Eight Tips for Deciphering Cat Food Names and Claims

Tip No. 3: Don’t Judge a Box by its (Front) Cover continued...

There are three main rules that pet food manufacturers must follow when picking a name for their product. Understanding them will help you choose the best food for your cat.

Rule #1: If the product name reads “Tuna Cat Food” or “Chicken Cat Food,” then it must contain at least 95% of the named ingredient, not including moisture content. But here’s where it gets tricky: If the product name contains two ingredients (for example “Chicken and Fish Cat Food”), the food has to contain more of whichever one is named first, but together they must add up to 95%.

Rule #2: Don’t let the word “dinner” fool you into thinking your cat is getting a meatier dish. This rule states that if the product contains less than 95% meat or fish, but more than 25%, the product name must include a qualifier such as “dinner,” “entrée,” “formula,” “platter,” and so on. Check the ingredients list closely in these cases to make sure you’re feeding your cat what you think you are. The ingredient in the product name may only make up a quarter of the product. Something named “Chicken Cat Dinner,” may actually be mostly fish.

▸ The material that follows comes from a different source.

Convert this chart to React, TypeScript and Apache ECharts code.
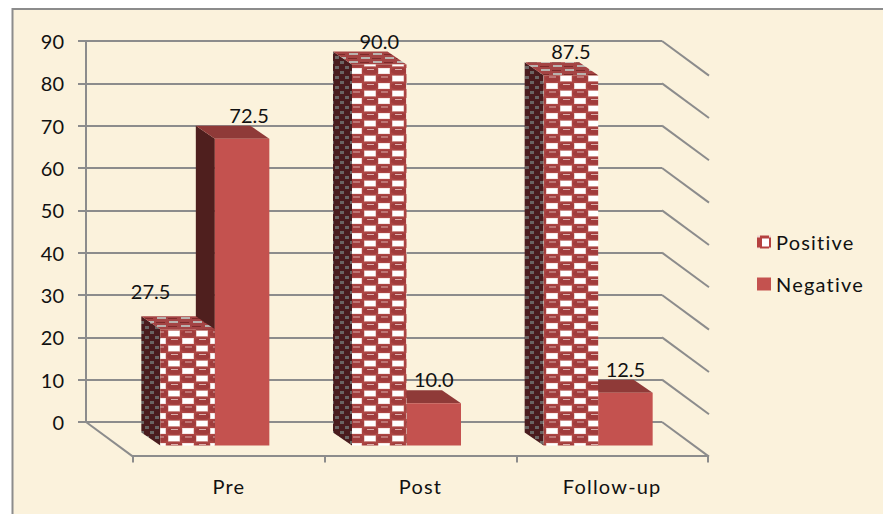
import React, { useEffect, useRef } from "react";
import * as echarts from "echarts";

const categories = ["Pre", "Post", "Follow-up"];
const seriesNames = ["Positive", "Negative"];
const positiveValues = [27.5, 90.0, 87.5];
const negativeValues = [72.5, 10.0, 12.5];
const yTicks = [0, 10, 20, 30, 40, 50, 60, 70, 80, 90];

const FONT = "Lato";
const GRID = "#8c8c8c";
const BG = "#fbf2dc";

function canvasOf(w: number, h: number, draw: (c: CanvasRenderingContext2D) => void) {
  const cv = document.createElement("canvas");
  cv.width = w;
  cv.height = h;
  draw(cv.getContext("2d") as CanvasRenderingContext2D);
  return cv;
}

function frontTile() {
  return canvasOf(28, 15, (c) => {
    c.fillStyle = "#ad4644";
    c.fillRect(0, 0, 28, 15);
    const cell = (x: number, y: number) => {
      c.fillStyle = "#ecd3d0";
      c.fillRect(x, y + 0.5, 12, 6);
      c.fillStyle = "#ffffff";
      c.fillRect(x + 1, y + 1, 10, 5);
      c.fillStyle = "#a03c3c";
      c.beginPath();
      c.ellipse(x + 20.5, y + 3.5, 7.5, 3.6, 0, 0, Math.PI * 2);
      c.fill();
      c.fillStyle = "#dcaeab";
      c.fillRect(x + 17, y + 1.5, 7, 1);
    };
    cell(0, 0);
    cell(14, 7.5);
    cell(-14, 7.5);
  });
}

function sideTile() {
  return canvasOf(10, 10, (c) => {
    c.fillStyle = "#4a1c1e";
    c.fillRect(0, 0, 10, 10);
    c.fillStyle = "#6b6564";
    c.fillRect(0, 1, 4, 3);
    c.fillRect(5, 6, 4, 3);
  });
}

function topTile() {
  return canvasOf(24, 8, (c) => {
    c.fillStyle = "#a44444";
    c.fillRect(0, 0, 24, 8);
    c.fillStyle = "#b9b2ae";
    c.fillRect(1, 1, 9, 2);
    c.fillRect(13, 5, 9, 2);
    c.fillStyle = "#7d2b2b";
    c.fillRect(12, 2, 9, 1);
    c.fillRect(0, 6, 9, 1);
  });
}

function legendTile() {
  return canvasOf(14, 14, (c) => {
    c.fillStyle = "#b5413f";
    c.fillRect(0, 0, 14, 14);
    c.fillStyle = "#ffffff";
    c.fillRect(5, 3, 7, 8);
    c.fillStyle = "#f0d8d4";
    c.fillRect(0, 0, 3, 2);
    c.fillRect(0, 12, 3, 2);
    c.fillRect(12, 0, 2, 2);
    c.fillRect(12, 12, 2, 2);
  });
}

export default function App() {
  const ref = useRef<HTMLDivElement>(null);

  useEffect(() => {
    const chart = echarts.init(ref.current as HTMLDivElement, undefined, { renderer: "svg" });
    const pat = (image: HTMLCanvasElement) => ({ image, repeat: "repeat" }) as any;
    const front = pat(frontTile());
    const side = pat(sideTile());
    const top = pat(topTile());

    const DX = -19;
    const DY = -13;
    const SHIFT = -14;
    const WIDTH = 54.5;

    const barSeries = (
      name: string,
      values: number[],
      leftOf: (c: number) => number,
      styles: { front: any; side: any; top: any },
      z: number,
      nudges: number[][]
    ) => ({
      type: "custom",
      name,
      xAxisIndex: 1,
      yAxisIndex: 1,
      z,
      clip: false,
      data: values.map((v, i) => [i, v]),
      encode: { x: 0, y: 1 },
      itemStyle: { color: "#c4524f" },
      renderItem: (params: any, api: any) => {
        const i = api.value(0);
        const v = api.value(1);
        const t = api.coord([i, v]);
        const b = api.coord([i, 0]);
        const x0 = leftOf(t[0] + SHIFT);
        const x1 = x0 + WIDTH;
        const yT = t[1];
        const yB = b[1];
        const n = nudges[params.dataIndex];
        return {
          type: "group",
          children: [
            {
              type: "polygon",
              shape: { points: [[x0, yT], [x0 + DX, yT + DY], [x0 + DX, yB + DY], [x0, yB]] },
              style: { fill: styles.side },
            },
            {
              type: "polygon",
              shape: { points: [[x0, yT], [x0 + DX, yT + DY], [x1 + DX, yT + DY], [x1, yT]] },
              style: { fill: styles.top },
            },
            {
              type: "rect",
              shape: { x: x0, y: yT, width: WIDTH, height: yB - yT },
              style: { fill: styles.front },
            },
            {
              type: "text",
              style: {
                text: v.toFixed(1),
                x: (x0 + x1) / 2 + n[0],
                y: yT - 24 + n[1],
                align: "center",
                verticalAlign: "middle",
                fill: "#111111",
                font: `20px "${FONT}"`,
              },
            },
          ],
        };
      },
    });

    const option: any = {
      animation: false,
      backgroundColor: "#ffffff",
      graphic: [
        {
          type: "rect",
          z: -10,
          shape: { x: 12.5, y: 9, width: 900, height: 600 },
          style: { fill: BG, stroke: GRID, lineWidth: 2 },
        },
      ],
      legend: {
        orient: "vertical",
        left: 757,
        top: 232,
        padding: 0,
        itemWidth: 14,
        itemHeight: 13,
        itemGap: 22,
        icon: "rect",
        data: [
          { name: seriesNames[0], itemStyle: { color: pat(legendTile()) } },
          { name: seriesNames[1], itemStyle: { color: "#c4524f" } },
        ],
        textStyle: { fontFamily: FONT, fontSize: 20, color: "#111111" },
        selectedMode: false,
      },
      grid: [
        { left: 86, top: 41, width: 576, height: 381 },
        { left: 133, top: 64.6, width: 575, height: 381 },
      ],
      xAxis: [
        { gridIndex: 0, type: "value", min: 0, max: 1, show: false },
        {
          gridIndex: 1,
          type: "category",
          data: categories,
          offset: 10.4,
          axisLine: { onZero: false, lineStyle: { color: GRID, width: 2 } },
          axisTick: { show: true, length: 6.5, lineStyle: { color: GRID, width: 2 } },
          axisLabel: { margin: 20, fontFamily: FONT, fontSize: 20, color: "#111111" },
          splitLine: { show: false },
        },
      ],
      yAxis: [
        {
          gridIndex: 0,
          type: "value",
          min: 0,
          max: 90,
          interval: 10,
          axisLine: { show: true, lineStyle: { color: GRID, width: 2 } },
          axisTick: { show: true, length: 8, lineStyle: { color: GRID, width: 2 } },
          axisLabel: { margin: 22, fontFamily: FONT, fontSize: 20, color: "#111111" },
          splitLine: { show: true, lineStyle: { color: GRID, width: 2 } },
        },
        { gridIndex: 1, type: "value", min: 0, max: 90, show: false },
      ],
      series: [
        {
          type: "custom",
          name: "walls",
          xAxisIndex: 0,
          yAxisIndex: 0,
          z: 1,
          clip: false,
          data: yTicks.map((v) => [1, v]),
          encode: { x: 0, y: 1 },
          renderItem: (params: any, api: any) => {
            const p = api.coord([1, api.value(1)]);
            const lineStyle = { stroke: GRID, lineWidth: 2 };
            const children: any[] = [
              { type: "line", shape: { x1: p[0], y1: p[1], x2: p[0] + 47, y2: p[1] + 34.6 }, style: lineStyle },
            ];
            if (api.value(1) === 0) {
              const q = api.coord([0, 0]);
              children.push({
                type: "line",
                shape: { x1: q[0], y1: q[1], x2: q[0] + 47, y2: q[1] + 34.6 },
                style: lineStyle,
              });
            }
            return { type: "group", children };
          },
        },
        barSeries(seriesNames[0], positiveValues, (c) => c - WIDTH, { front, side, top }, 4, [[-37, -14], [0, 0], [0, 0]]),
        barSeries(seriesNames[1], negativeValues, (c) => c, { front: "#c4524f", side: "#4f1f1e", top: "#8f3a38" }, 3, [[7, 0], [0, 0], [0, 0]]),
      ],
    };

    chart.setOption(option);
    // The reference's axis and legend words are set with open tracking.
    const spaced = new Set([...categories, ...seriesNames]);
    (ref.current as HTMLDivElement).querySelectorAll("text").forEach((el) => {
      if (spaced.has((el.textContent || "").trim())) (el as any).style.letterSpacing = "1.2px";
    });
    return () => chart.dispose();
  }, []);

  return <div ref={ref} style={{ position: "fixed", left: 0, top: 0, width: 883, height: 514 }} />;
}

Rule # 3: Throw the word “with” in the product name, and manufacturers are only required to include 3% of that named ingredient in the food. So, “Cat Food with Tuna,” may have a lot less tuna in it than “Tuna Cat Food.”

Tip No. 4: Meat Is Not Meal

After you figure out the product name puzzle, scan the ingredients to see where your cat’s favorite item ranks.

Ingredients are listed by weight, with the heaviest ones first.

Here are some of the most common ingredients:

  • Meat: Cleaned flesh from chicken, lamb, turkey, cattle, and related animals that have been slaughtered specifically for animal feed purposes. However, flesh means more than skin. It may include muscle, (including the diaphragm), fat, nerves, blood vessels from the skin, the heart, esophagus, and the tongue.
  • Meat by-product: Clean, nonflesh parts from the same animals mentioned above. This can include the blood, bone, brain, liver, lungs, liver, kidneys, and emptied stomach and intestines. There are no hooves, hair, horns, or teeth in meat byproducts. Chicken by-products are feather-free.
  • Beef tallow: A fat made from beef.
  • Meal: Finely ground tissue.
  • Bone meal: Finely ground bone from slaughtered feed animals.
  • Fish meal: Clean, ground undecomposed whole fish or fish pieces. The fish may or may not still contain fish oil.
  • Ground corn: Chopped or ground corn kernels.
  • Corn gluten meal: A product that forms after corn syrup or starch is made.


Tip No 5: Focus on Nutrients, Not Ingredients

Don’t spend too much time trying to decipher that ingredient list. “Animals require nutrients, not ingredients," says Sherry Sanderson, DVM, PhD, University of Georgia, College of Veterinary Medicine. “You should be most concerned about the nutritional value of the end product, and less concerned about the ingredients that get you there.”